Quantum Simulation of Chiral Phase Transitions

TL;DR

This paper demonstrates a quantum simulation approach for the (1+1)D NJL model at finite temperature and chemical potential, overcoming traditional computational limitations and aligning well with exact and analytical results.

Contribution

It introduces a quantum imaginary time evolution algorithm to simulate the NJL model at finite temperature and chemical potential, showcasing its potential for QCD thermodynamics studies.

Findings

Quantum simulation aligns with exact diagonalization results.

Method overcomes sign problem in lattice field theory.

Potential for studying QCD thermodynamics with quantum computing.

Abstract

The Nambu-Jona-Lasinio (NJL) model has been widely studied for investigating the chiral phase structure of strongly interacting matter.

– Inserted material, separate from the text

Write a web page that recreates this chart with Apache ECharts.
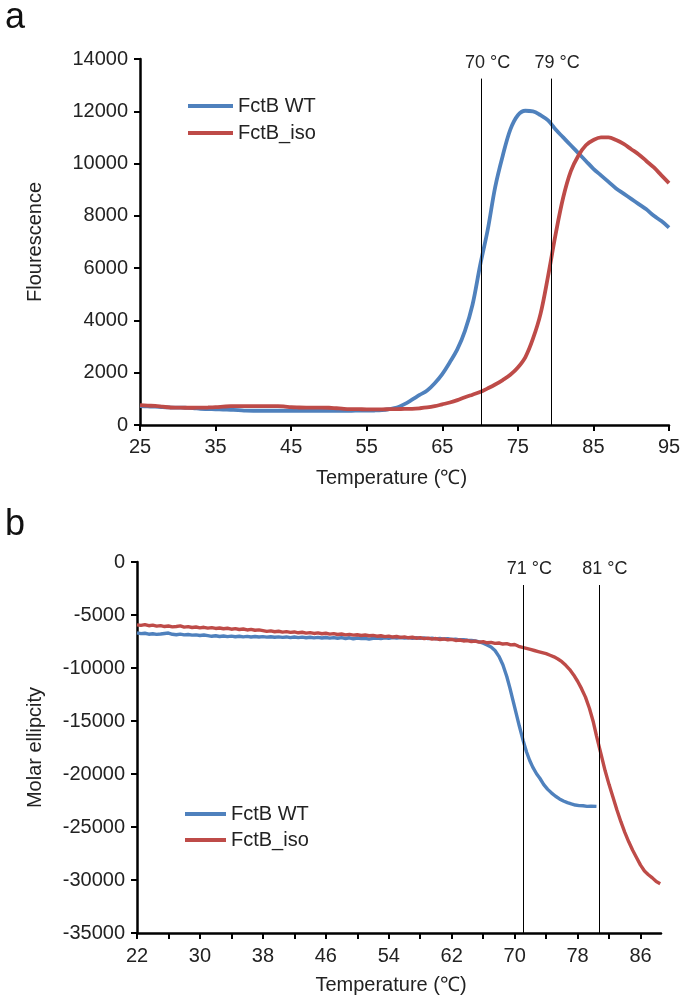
<!DOCTYPE html>
<html>
<head>
<meta charset="utf-8">
<script src="https://cdn.jsdelivr.net/npm/echarts@6.0.0/dist/echarts.min.js"></script>
<style>
  html, body { margin: 0; padding: 0; background: #fff; }
  #chart { width: 685px; height: 1001px; }
</style>
</head>
<body>
<div id="chart"></div>
<script>
// panel a - fluorescence vs temperature
const wtFluor = [
  [25, 720], [26, 710], [27, 700], [28, 680], [29, 670], [30, 665], [31, 660], [32, 650], [33, 620], [34, 610],
  [35, 600], [36, 590], [37, 580], [38, 570], [39, 550], [40, 545], [41, 545], [42, 545], [43, 545], [44, 545],
  [45, 545], [46, 545], [47, 545], [48, 545], [49, 545], [50, 545], [51, 545], [52, 545], [53, 545], [54, 550],
  [55, 550], [56, 555], [57, 570], [58, 610], [59, 670], [60, 800], [61, 970], [62, 1150], [63, 1320], [64, 1600],
  [65, 1950], [66, 2400], [67, 2900], [68, 3600], [69, 4600], [70, 6100], [71, 7450], [72, 9100], [73, 10300], [74, 11300],
  [75, 11850], [76, 12020], [77, 12000], [78, 11850], [79, 11650], [80, 11300], [81, 11000], [82, 10700], [83, 10400], [84, 10100],
  [85, 9800], [86, 9550], [87, 9300], [88, 9050], [89, 8850], [90, 8650], [91, 8450], [92, 8250], [93, 8000], [94, 7800],
  [95, 7550]
];
const isoFluor = [
  [25, 760], [26, 740], [27, 730], [28, 700], [29, 670], [30, 665], [31, 660], [32, 660], [33, 665], [34, 670],
  [35, 680], [36, 700], [37, 720], [38, 725], [39, 725], [40, 725], [41, 725], [42, 725], [43, 720], [44, 710],
  [45, 680], [46, 670], [47, 665], [48, 665], [49, 665], [50, 660], [51, 640], [52, 620], [53, 610], [54, 605],
  [55, 600], [56, 600], [57, 600], [58, 605], [59, 610], [60, 615], [61, 620], [62, 640], [63, 670], [64, 720],
  [65, 790], [66, 860], [67, 950], [68, 1060], [69, 1160], [70, 1260], [71, 1400], [72, 1550], [73, 1720], [74, 1920],
  [75, 2200], [76, 2600], [77, 3300], [78, 4250], [79, 5700], [80, 7300], [81, 8700], [82, 9700], [83, 10300], [84, 10700],
  [85, 10900], [86, 11000], [87, 11000], [88, 10900], [89, 10750], [90, 10550], [91, 10350], [92, 10100], [93, 9850], [94, 9550],
  [95, 9250]
];
const meltA = [70.2, 79.4];
const meltLabelsA = ['70 °C', '79 °C'];
const xTicksA = [25, 35, 45, 55, 65, 75, 85, 95];

// panel b - molar ellipticity vs temperature
const wtCD = [
  [22, -6680], [22.5, -6760], [23, -6720], [23.5, -6810], [24, -6770], [24.5, -6830], [25, -6790], [25.5, -6740],
  [26, -6700], [26.5, -6820], [27, -6860], [27.5, -6800], [28, -6880], [28.5, -6840], [29, -6900], [29.5, -6870],
  [30, -6930], [30.5, -6890], [31, -6950], [31.5, -7010], [32, -6960], [32.5, -7030], [33, -6980], [33.5, -7040],
  [34, -6990], [34.5, -7050], [35, -7000], [35.5, -7060], [36, -7020], [36.5, -7070], [37, -7030], [37.5, -7080],
  [38, -7040], [38.5, -7090], [39, -7050], [39.5, -7100], [40, -7060], [40.5, -7110], [41, -7070], [41.5, -7130],
  [42, -7080], [42.5, -7140], [43, -7090], [43.5, -7150], [44, -7100], [44.5, -7160], [45, -7110], [45.5, -7170],
  [46, -7120], [46.5, -7180], [47, -7130], [47.5, -7190], [48, -7140], [48.5, -7220], [49, -7150], [49.5, -7260],
  [50, -7170], [50.5, -7230], [51, -7200], [51.5, -7280], [52, -7210], [52.5, -7170], [53, -7220], [53.5, -7150],
  [54, -7190], [54.5, -7130], [55, -7180], [55.5, -7120], [56, -7170], [56.5, -7140], [57, -7200], [57.5, -7150],
  [58, -7210], [58.5, -7160], [59, -7230], [59.5, -7180], [60, -7250], [60.5, -7210], [61, -7270], [61.5, -7230],
  [62, -7300], [62.5, -7280], [63, -7340], [63.5, -7320], [64, -7380], [64.5, -7400], [65, -7450], [65.5, -7530],
  [66, -7650], [66.5, -7820], [67, -8020], [67.5, -8350], [68, -8900], [68.5, -9700], [69, -10800], [69.4, -11900],
  [69.8, -13100], [70.2, -14300], [70.6, -15500], [71.1, -16900], [71.5, -17900], [71.9, -18700], [72.3, -19350], [72.8, -20000],
  [73.2, -20400], [73.7, -21000], [74.2, -21450], [74.7, -21800], [75.2, -22100], [75.7, -22350], [76.2, -22550], [76.7, -22700],
  [77.2, -22820], [77.7, -22930], [78.2, -22980], [78.7, -23000], [79.2, -23050], [79.7, -23030], [80.4, -23050]
];
const isoCD = [
  [22, -5930], [22.5, -5980], [23, -5900], [23.5, -6010], [24, -5960], [24.5, -6050], [25, -6000], [25.5, -6090],
  [26, -6040], [26.5, -6120], [27, -6080], [27.5, -6030], [28, -6140], [28.5, -6100], [29, -6180], [29.5, -6130],
  [30, -6210], [30.5, -6160], [31, -6240], [31.5, -6190], [32, -6270], [32.5, -6230], [33, -6300], [33.5, -6250],
  [34, -6340], [34.5, -6290], [35, -6370], [35.5, -6320], [36, -6410], [36.5, -6360], [37, -6440], [37.5, -6400],
  [38, -6470], [38.5, -6540], [39, -6500], [39.5, -6580], [40, -6530], [40.5, -6610], [41, -6570], [41.5, -6640],
  [42, -6600], [42.5, -6680], [43, -6630], [43.5, -6710], [44, -6660], [44.5, -6740], [45, -6690], [45.5, -6770],
  [46, -6720], [46.5, -6800], [47, -6760], [47.5, -6840], [48, -6790], [48.5, -6870], [49, -6830], [49.5, -6900],
  [50, -6860], [50.5, -6930], [51, -6890], [51.5, -6960], [52, -6920], [52.5, -7000], [53, -6960], [53.5, -7040],
  [54, -6990], [54.5, -7080], [55, -7030], [55.5, -7110], [56, -7070], [56.5, -7150], [57, -7100], [57.5, -7190],
  [58, -7140], [58.5, -7230], [59, -7180], [59.5, -7270], [60, -7220], [60.5, -7310], [61, -7260], [61.5, -7350],
  [62, -7300], [62.5, -7400], [63, -7360], [63.5, -7450], [64, -7410], [64.5, -7500], [65, -7460], [65.5, -7560],
  [66, -7520], [66.5, -7620], [67, -7580], [67.5, -7680], [68, -7640], [68.5, -7740], [69, -7700], [69.5, -7820],
  [70, -7780], [70.5, -7950], [71, -8050], [71.5, -8150], [72, -8250], [72.5, -8350], [73, -8450], [73.5, -8550],
  [74, -8650], [74.5, -8800], [75, -8950], [75.5, -9150], [76, -9400], [76.5, -9750], [77, -10150], [77.5, -10650],
  [78, -11250], [78.5, -11950], [79, -12750], [79.5, -13800], [80, -15100], [80.4, -16400], [80.7, -17300], [81, -18200],
  [81.5, -19700], [82, -21000], [82.5, -22200], [83, -23400], [83.5, -24500], [84, -25500], [84.5, -26400], [85, -27200],
  [85.5, -27900], [86, -28600], [86.5, -29150], [87, -29500], [87.5, -29800], [88, -30150], [88.5, -30350]
];
const meltB = [71.1, 80.7];
const meltLabelsB = ['71 °C', '81 °C'];
const xTicksB = [22, 26, 30, 34, 38, 42, 46, 50, 54, 58, 62, 66, 70, 74, 78, 82, 86];
const xLabelsB = [22, 30, 38, 46, 54, 62, 70, 78, 86];

const seriesNames = ['FctB WT', 'FctB_iso'];
const font = '"Liberation Sans", Arial, Helvetica, sans-serif';
const blue = '#4f81bd';
const red = '#be4b48';

const chart = echarts.init(document.getElementById('chart'));

function meltLines(xs, labels, yFrom, yTo) {
  return {
    silent: true,
    symbol: 'none',
    lineStyle: { color: '#000', width: 1, type: 'solid' },
    emphasis: { disabled: true },
    label: {
      show: true, position: 'end', formatter: '{b}', distance: 7,
      color: '#222', fontSize: 18, fontFamily: font, padding: [0, 0, 0, 12]
    },
    data: xs.map((x, i) => [{ name: labels[i], coord: [x, yFrom] }, { coord: [x, yTo] }])
  };
}

const axisLine = { show: true, onZero: false, lineStyle: { color: '#000', width: 2.5 } };
const axisTick = { show: true, inside: false, length: 6, lineStyle: { color: '#000', width: 2 } };
const labelStyle = { color: '#222', fontSize: 20, fontFamily: font };
const yNameStyle = { color: '#222', fontSize: 20, fontFamily: font };
const legendText = { color: '#222', fontSize: 20, fontFamily: font };

const option = {
  animation: false,
  backgroundColor: '#fff',
  graphic: [
    { type: 'text', left: 5, top: 0, style: { text: 'a', fontSize: 36, fontFamily: font, fill: '#111' } },
    { type: 'text', left: 5, top: 507, style: { text: 'b', fontSize: 36, fontFamily: font, fill: '#111' } }
  ],
  legend: [
    {
      data: seriesNames, orient: 'vertical', left: 188, top: 96, padding: 0,
      icon: 'rect', itemWidth: 45, itemHeight: 4, itemGap: 7,
      textStyle: legendText
    },
    {
      data: seriesNames, orient: 'vertical', left: 185, top: 804, padding: 0,
      icon: 'rect', itemWidth: 41, itemHeight: 4, itemGap: 6,
      textStyle: legendText
    }
  ],
  grid: [
    { left: 140, right: 16, top: 59, height: 366 },
    { left: 137, right: 24, top: 562, height: 371 }
  ],
  xAxis: [
    {
      gridIndex: 0, type: 'value', min: 25, max: 95,
      axisLine, axisTick: { ...axisTick, customValues: xTicksA },
      axisLabel: { ...labelStyle, margin: 12, customValues: xTicksA },
      splitLine: { show: false },
      name: 'Temperature (℃)', nameLocation: 'middle', nameGap: 43,
      nameTextStyle: { ...yNameStyle, padding: [0, 26, 0, 0] }
    },
    {
      gridIndex: 1, type: 'value', min: 22, max: 88.6,
      axisLine, axisTick: { ...axisTick, customValues: xTicksB },
      axisLabel: { ...labelStyle, margin: 13, customValues: xLabelsB },
      splitLine: { show: false },
      name: 'Temperature (℃)', nameLocation: 'middle', nameGap: 42,
      nameTextStyle: { ...yNameStyle, padding: [0, 16, 0, 0] }
    }
  ],
  yAxis: [
    {
      gridIndex: 0, type: 'value', min: 0, max: 14000, interval: 2000,
      axisLine, axisTick, axisLabel: { ...labelStyle, margin: 12, formatter: v => String(v) },
      splitLine: { show: false },
      name: 'Flourescence', nameLocation: 'middle', nameGap: 95, nameTextStyle: yNameStyle
    },
    {
      gridIndex: 1, type: 'value', min: -35000, max: 0, interval: 5000,
      axisLine, axisTick, axisLabel: { ...labelStyle, margin: 12, formatter: v => String(v) },
      splitLine: { show: false },
      name: 'Molar ellipcity', nameLocation: 'middle', nameGap: 92, nameTextStyle: yNameStyle
    }
  ],
  series: [
    {
      name: seriesNames[0], type: 'line', xAxisIndex: 0, yAxisIndex: 0,
      data: wtFluor, showSymbol: false, smooth: 0.35, color: blue,
      lineStyle: { width: 3.8, color: blue }
    },
    {
      name: seriesNames[1], type: 'line', xAxisIndex: 0, yAxisIndex: 0,
      data: isoFluor, showSymbol: false, smooth: 0.35, color: red,
      lineStyle: { width: 3.8, color: red },
      markLine: meltLines(meltA, meltLabelsA, 0, 13250)
    },
    {
      name: seriesNames[0], type: 'line', xAxisIndex: 1, yAxisIndex: 1,
      data: wtCD, showSymbol: false, color: blue,
      lineStyle: { width: 3.4, color: blue }
    },
    {
      name: seriesNames[1], type: 'line', xAxisIndex: 1, yAxisIndex: 1,
      data: isoCD, showSymbol: false, color: red,
      lineStyle: { width: 3.4, color: red },
      markLine: meltLines(meltB, meltLabelsB, -35000, -2170)
    }
  ]
};

chart.setOption(option);
</script>
</body>
</html>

The study of the thermodynamics of field theories within the framework of Lattice Field Theory is limited by the sign problem, which prevents Monte Carlo evaluation of the functional integral at a finite chemical potential. Using the quantum imaginary time evolution (QITE) algorithm, we construct a quantum simulation for the $(1+1)$ dimensional NJL model at finite temperature and finite chemical potential. We observe consistency among digital quantum simulation, exact diagonalization, and analytical solution, indicating further applications of quantum computing in simulating QCD thermodynamics.